Source code of charts:
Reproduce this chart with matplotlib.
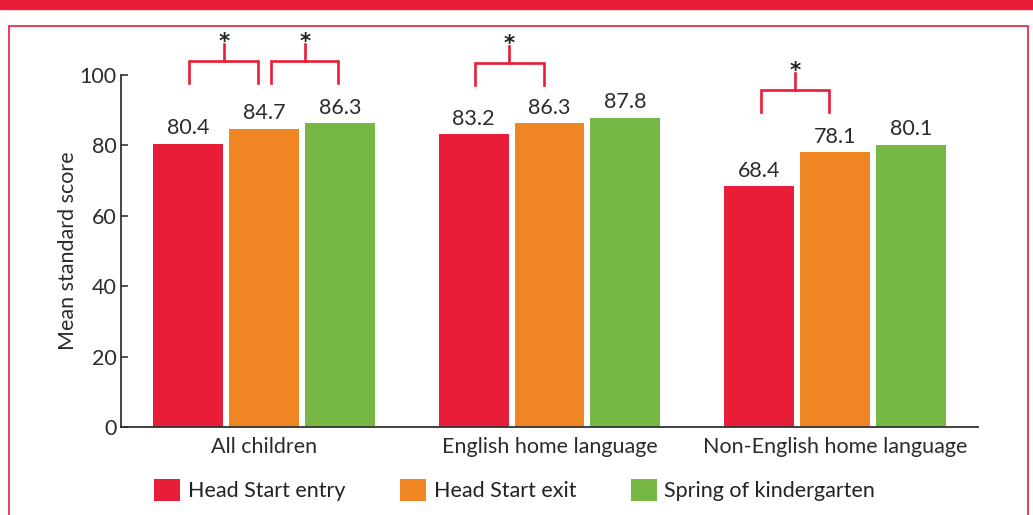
import numpy as np
import matplotlib.pyplot as plt
from matplotlib.patches import Rectangle

plt.rcParams['font.family'] = ['Lato', 'DejaVu Sans']

groups = ["All children", "English home language", "Non-English home language"]
series = ["Head Start entry", "Head Start exit", "Spring of kindergarten"]
entry = [80.4, 83.2, 68.4]
exit_ = [84.7, 86.3, 78.1]
spring = [86.3, 87.8, 80.1]
colors = ["#E81D37", "#EF8523", "#76B843"]
# significance brackets: (group, bar_a, bar_b, height)
brackets = [(0, 0, 1, 104.0), (0, 1, 2, 104.0), (1, 0, 1, 103.5), (2, 0, 1, 95.7)]

red = "#E81D37"
txt = "#2B2B2B"
fs = 15.5

fig = plt.figure(figsize=(10.33, 5.15), dpi=100)
ax = fig.add_axes([121/1033, 1 - 427/515, 857/1033, 352/515])

x = np.arange(len(groups))
w = 0.245
off = 0.266
for i, (vals, c, name) in enumerate(zip([entry, exit_, spring], colors, series)):
    pos = x + (i - 1) * off
    ax.bar(pos, vals, width=w, color=c, label=name)
    for p, v in zip(pos, vals):
        ax.annotate(f"{v:.1f}", (p, v), xytext=(0, 4), textcoords="offset points",
                    ha="center", va="bottom", fontsize=fs, color=txt)

for g, a, b, h in brackets:
    xa = g + (a - 1) * off + (0.025 if a == 1 else 0.005)
    xb = g + (b - 1) * off - (0.02 if b == 1 else 0.005)
    ax.plot([xa, xa, xb, xb], [h - 6.3, h, h, h - 6.3], color=red, lw=1.9,
            clip_on=False, solid_joinstyle="miter")
    xm = (xa + xb) / 2
    ax.plot([xm, xm], [h, h + 4.8], color=red, lw=1.9, clip_on=False)
    ax.text(xm, h + 2.6, "*", ha="center", va="bottom", fontsize=15.5,
            fontweight="bold", color="#222222", family="DejaVu Sans")

ax.set_xlim(-0.5, 2.5)
ax.set_ylim(0, 100)
ax.set_yticks([0, 20, 40, 60, 80, 100])
ax.set_xticks(x)
ax.set_xticklabels(groups)
ax.tick_params(axis="y", direction="in", length=5, width=1.2, pad=3,
               labelsize=fs, labelcolor=txt, color="#333333")
ax.tick_params(axis="x", length=0, pad=7, labelsize=fs, labelcolor=txt)
for s in ["top", "right"]:
    ax.spines[s].set_visible(False)
for s in ["left", "bottom"]:
    ax.spines[s].set_color("#333333")
    ax.spines[s].set_linewidth(1.3)
ax.set_ylabel("Mean standard score", fontsize=fs, color=txt)
ax.yaxis.set_label_coords(-0.05, 0.5)

fig.legend(loc="center left", bbox_to_anchor=(135/1033, 1 - 490/515), ncol=3,
           frameon=False, fontsize=fs, handlelength=1.2, handleheight=1.2,
           handletextpad=0.35, columnspacing=2.55, labelcolor="#222222")

# frame
fig.patches.append(Rectangle((0, 1 - 9/515), 1, 9/515, transform=fig.transFigure,
                             color=red, zorder=0))
fig.patches.append(Rectangle((9/1033, -0.05), 1019/1033, 1.0, transform=fig.transFigure,
                             fill=False, edgecolor=red, lw=1.2, zorder=0))

fig.savefig("out.png", dpi=100)
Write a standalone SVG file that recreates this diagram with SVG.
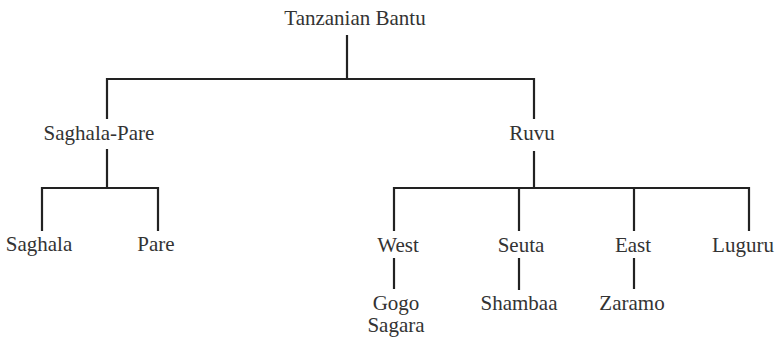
<svg xmlns="http://www.w3.org/2000/svg" width="775" height="338" viewBox="0 0 775 338">
<style>
text{font-family:"Liberation Serif","DejaVu Serif",serif;font-size:21px;fill:#333;text-anchor:middle}
.c line,.c path{stroke:#222;stroke-width:2.2;fill:none}
</style>
<rect width="775" height="338" fill="#fff"/>
<g class="c" id="connectors">
<line x1="347" y1="35" x2="347" y2="79"/>
<path d="M107,119 V79 H534 V119"/>
<line x1="107" y1="149" x2="107" y2="188"/>
<path d="M42,231 V188 H158 V231"/>
<line x1="534" y1="151" x2="534" y2="188"/>
<path d="M394,231 V188 H749 V231"/>
<line x1="519" y1="188" x2="519" y2="231"/>
<line x1="634" y1="188" x2="634" y2="231"/>
<line x1="394" y1="258" x2="394" y2="289"/>
<line x1="519" y1="258" x2="519" y2="290"/>
<line x1="634" y1="258" x2="634" y2="289"/>
</g>
<g id="n-root"><text x="355" y="25">Tanzanian Bantu</text></g>
<g id="n-saghala-pare"><text x="99" y="140">Saghala-Pare</text></g>
<g id="n-ruvu"><text x="532" y="140">Ruvu</text></g>
<g id="n-saghala"><text x="39" y="251">Saghala</text></g>
<g id="n-pare"><text x="156" y="251">Pare</text></g>
<g id="n-west"><text x="398" y="252">West</text></g>
<g id="n-seuta"><text x="521" y="252">Seuta</text></g>
<g id="n-east"><text x="633" y="252">East</text></g>
<g id="n-luguru"><text x="743" y="252">Luguru</text></g>
<g id="n-gogo"><text x="396" y="310">Gogo</text><text x="396" y="332">Sagara</text></g>
<g id="n-shambaa"><text x="519" y="310">Shambaa</text></g>
<g id="n-zaramo"><text x="632" y="310">Zaramo</text></g>
</svg>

What is expected:
Please reproduce, word for word, every line from the first line of the records above through the line containing "ax = fig.add_axes([121/1033, 1", and leave out the pictures.

Task result:
Reproduce this chart with matplotlib.
import numpy as np
import matplotlib.pyplot as plt
from matplotlib.patches import Rectangle

plt.rcParams['font.family'] = ['Lato', 'DejaVu Sans']

groups = ["All children", "English home language", "Non-English home language"]
series = ["Head Start entry", "Head Start exit", "Spring of kindergarten"]
entry = [80.4, 83.2, 68.4]
exit_ = [84.7, 86.3, 78.1]
spring = [86.3, 87.8, 80.1]
colors = ["#E81D37", "#EF8523", "#76B843"]
# significance brackets: (group, bar_a, bar_b, height)
brackets = [(0, 0, 1, 104.0), (0, 1, 2, 104.0), (1, 0, 1, 103.5), (2, 0, 1, 95.7)]

red = "#E81D37"
txt = "#2B2B2B"
fs = 15.5

fig = plt.figure(figsize=(10.33, 5.15), dpi=100)
ax = fig.add_axes([121/1033, 1 - 427/515, 857/1033, 352/515])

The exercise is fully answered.